- What to work on
Would you print the records below from the first line through the line containing "import numpy as np", skipping the pictures?

- Stored rows
• • • • •

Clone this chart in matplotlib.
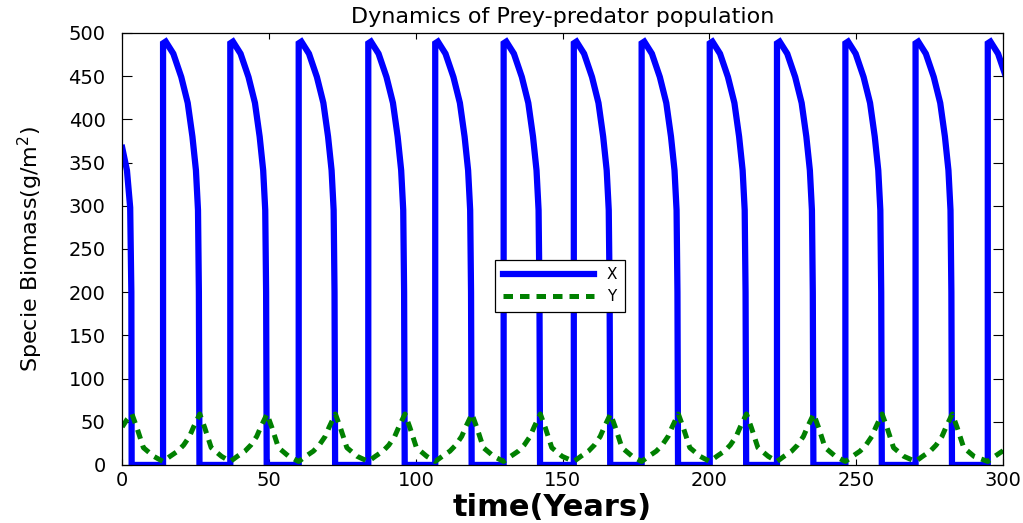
import matplotlib
matplotlib.use("Agg")
import matplotlib.pyplot as plt
import numpy as np

# Prey (X): first partial cycle, then the times where X jumps up again
x_start_t = [0.0, 1.6, 2.7, 3.1, 3.2]
x_start_v = [367, 341, 298, 200, 0]
x_rise_times = [13.9, 36.8, 60.1, 83.8, 106.6, 129.9, 153.8, 176.9,
                200.1, 223.0, 246.3, 270.2, 294.8]
# one X cycle (years after the jump, biomass)
x_cycle_dt = [0.0, 0.0, 0.9, 3.5, 6.2, 8.4, 10.0, 11.2, 11.9, 12.2, 12.4]
x_cycle_v = [0, 488, 490, 476, 449, 419, 380, 341, 295, 200, 0]

# Predator (Y)
y_start_t = [0.0, 1.7, 3.3, 5.0, 7.2, 10.7]
y_start_v = [44, 53, 59, 43, 20, 10]
y_cycle_dt = [0.0, 2.4, 5.0, 7.0, 9.0, 10.4, 12.5, 14.2, 16.4, 19.9]
y_cycle_v = [4, 10, 16, 23, 33, 44, 59, 43, 20, 10]

x_ticks = [0, 50, 100, 150, 200, 250, 300]
y_ticks = [0, 50, 100, 150, 200, 250, 300, 350, 400, 450, 500]


def build(start_t, start_v, cycle_dt, cycle_v):
    t = list(start_t)
    v = list(start_v)
    for tr in x_rise_times:
        t += [tr + d for d in cycle_dt]
        v += list(cycle_v)
    return np.array(t), np.array(v)


tx, vx = build(x_start_t, x_start_v, x_cycle_dt, x_cycle_v)
ty, vy = build(y_start_t, y_start_v, y_cycle_dt, y_cycle_v)

fig = plt.figure(figsize=(10.23, 5.23), dpi=100)
ax = fig.add_axes([0.1195, 0.111, 0.861, 0.826])

ax.plot(tx, vx, color=(0, 0, 1), lw=4.5, label="X", solid_joinstyle="miter")
ax.plot(ty, vy, color=(0, 0.5, 0), lw=3.6, ls="--", dashes=(1.9, 1.4), label="Y")

ax.set_xlim(0, 300)
ax.set_ylim(0, 500)
ax.set_xticks(x_ticks)
ax.set_yticks(y_ticks)
ax.tick_params(axis="both", direction="in", top=True, right=True,
               labelsize=14, width=0.8, colors="black")
ax.tick_params(axis="x", length=4, pad=4)
ax.tick_params(axis="y", length=7.5, pad=12)
for s in ax.spines.values():
    s.set_linewidth(0.9)

ax.set_title("Dynamics of Prey-predator population", fontsize=16, pad=7)
ax.set_xlabel("time(Years)", fontsize=22, fontweight="bold", labelpad=1)
ax.xaxis.set_label_coords(0.488, -0.065)
ax.set_ylabel(r"Specie Biomass(g/m$^2$)", fontsize=16, labelpad=17)

leg = ax.legend(loc="center", bbox_to_anchor=(0.497, 0.415), fontsize=11,
                handlelength=6.0, handletextpad=0.8, fancybox=False,
                framealpha=1, edgecolor="black", borderpad=0.5,
                labelspacing=0.45)
leg.get_frame().set_linewidth(0.9)

fig.savefig("out.png", dpi=100)
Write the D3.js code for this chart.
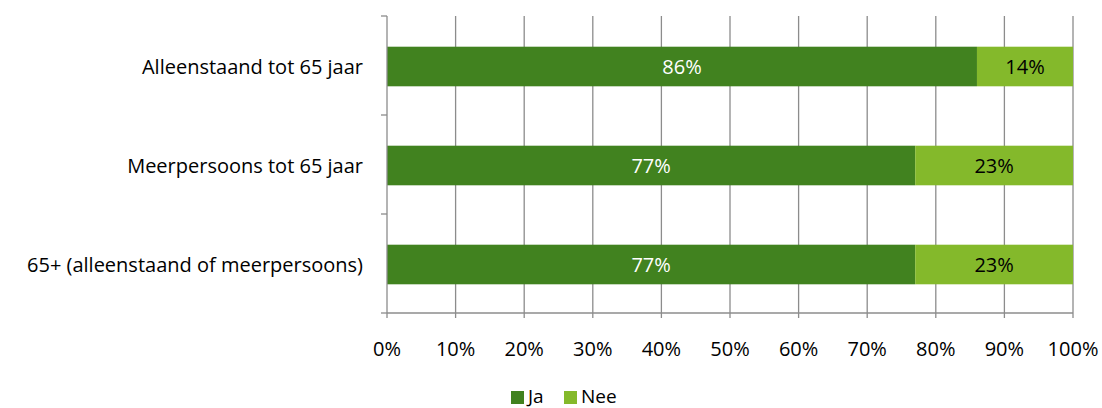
<!DOCTYPE html>
<html>
<head>
<meta charset="utf-8">
<script src="https://cdn.jsdelivr.net/npm/d3@7"></script>
<style>
  body { margin: 0; background: #fff; }
  text { font-family: "Open Sans", sans-serif; }
</style>
</head>
<body>
<svg id="chart"></svg>
<script>
var categories = ["Alleenstaand tot 65 jaar", "Meerpersoons tot 65 jaar", "65+ (alleenstaand of meerpersoons)"];
var ja = [86, 77, 77];
var nee = [14, 23, 23];
var seriesNames = ["Ja", "Nee"];
var colors = ["#41821f", "#84b92b"];
var ticks = [0, 10, 20, 30, 40, 50, 60, 70, 80, 90, 100];

var width = 1102, height = 408;
var plotLeft = 387, plotRight = 1073, plotTop = 16, plotBottom = 313;
var fs = 20;

var svg = d3.select("#chart").attr("width", width).attr("height", height);

var x = d3.scaleLinear().domain([0, 100]).range([plotLeft, plotRight]);
var y = d3.scaleBand().domain(categories).range([plotTop, plotBottom]).paddingInner(0.6).paddingOuter(0.3);
var yOuter = d3.scaleBand().domain(categories).range([plotTop, plotBottom]);

// gridlines
svg.selectAll("line.grid")
   .data(ticks.slice(1))
   .enter().append("line")
   .attr("x1", function(d) { return x(d); })
   .attr("x2", function(d) { return x(d); })
   .attr("y1", plotTop)
   .attr("y2", plotBottom + 5)
   .attr("stroke", "#8c8c8c")
   .attr("stroke-width", 1.3);

// bars
var rows = categories.map(function(c, i) { return { cat: c, ja: ja[i], nee: nee[i] }; });
var g = svg.selectAll("g.row").data(rows).enter().append("g");

g.append("rect")
 .attr("x", x(0))
 .attr("y", function(d) { return y(d.cat) + 1; })
 .attr("width", function(d) { return x(d.ja) - x(0); })
 .attr("height", y.bandwidth())
 .attr("fill", colors[0]);

g.append("rect")
 .attr("x", function(d) { return x(d.ja); })
 .attr("y", function(d) { return y(d.cat) + 1; })
 .attr("width", function(d) { return x(d.ja + d.nee) - x(d.ja); })
 .attr("height", y.bandwidth())
 .attr("fill", colors[1]);

g.append("text")
 .attr("x", function(d) { return x(d.ja / 2); })
 .attr("y", function(d) { return y(d.cat) + y.bandwidth() / 2 + 8; })
 .attr("text-anchor", "middle")
 .attr("font-size", fs)
 .attr("fill", "#fff")
 .text(function(d) { return d.ja + "%"; });

g.append("text")
 .attr("x", function(d) { return x(d.ja + d.nee / 2); })
 .attr("y", function(d) { return y(d.cat) + y.bandwidth() / 2 + 8; })
 .attr("text-anchor", "middle")
 .attr("font-size", fs)
 .attr("fill", "#000")
 .text(function(d) { return d.nee + "%"; });

// y axis
svg.append("line")
   .attr("x1", plotLeft).attr("x2", plotLeft)
   .attr("y1", plotTop).attr("y2", plotBottom)
   .attr("stroke", "#8c8c8c").attr("stroke-width", 1.3);
var yTicks = categories.map(function(c) { return yOuter(c); }).concat([plotBottom]);
svg.selectAll("line.ytick")
   .data(yTicks)
   .enter().append("line")
   .attr("x1", plotLeft - 6).attr("x2", plotLeft)
   .attr("y1", function(d) { return d; })
   .attr("y2", function(d) { return d; })
   .attr("stroke", "#8c8c8c").attr("stroke-width", 1.3);

svg.selectAll("text.ylab")
   .data(categories)
   .enter().append("text")
   .attr("x", plotLeft - 24)
   .attr("y", function(d) { return y(d) + y.bandwidth() / 2 + 8; })
   .attr("text-anchor", "end")
   .attr("font-size", fs)
   .attr("fill", "#000")
   .text(function(d) { return d; });

// x axis
svg.append("line")
   .attr("x1", plotLeft).attr("x2", plotRight)
   .attr("y1", plotBottom).attr("y2", plotBottom)
   .attr("stroke", "#8c8c8c").attr("stroke-width", 1.3);
svg.append("line")
   .attr("x1", plotLeft).attr("x2", plotLeft)
   .attr("y1", plotBottom).attr("y2", plotBottom + 5)
   .attr("stroke", "#8c8c8c").attr("stroke-width", 1.3);

svg.selectAll("text.xlab")
   .data(ticks)
   .enter().append("text")
   .attr("x", function(d) { return x(d); })
   .attr("y", 356)
   .attr("text-anchor", "middle")
   .attr("font-size", fs)
   .attr("fill", "#000")
   .text(function(d) { return d + "%"; });

// legend
var legendX = [511, 564];
var lg = svg.selectAll("g.legend").data(seriesNames).enter().append("g");
lg.append("rect")
  .attr("x", function(d, i) { return legendX[i]; })
  .attr("y", 391)
  .attr("width", 13).attr("height", 13)
  .attr("fill", function(d, i) { return colors[i]; });
lg.append("text")
  .attr("x", function(d, i) { return legendX[i] + 17; })
  .attr("y", 403)
  .attr("font-size", fs - 1)
  .attr("fill", "#000")
  .text(function(d) { return d; });
</script>
</body>
</html>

• • • • •

- Finished answer
Clone this chart in matplotlib.
import matplotlib
matplotlib.use("Agg")
import matplotlib.pyplot as plt
import numpy as np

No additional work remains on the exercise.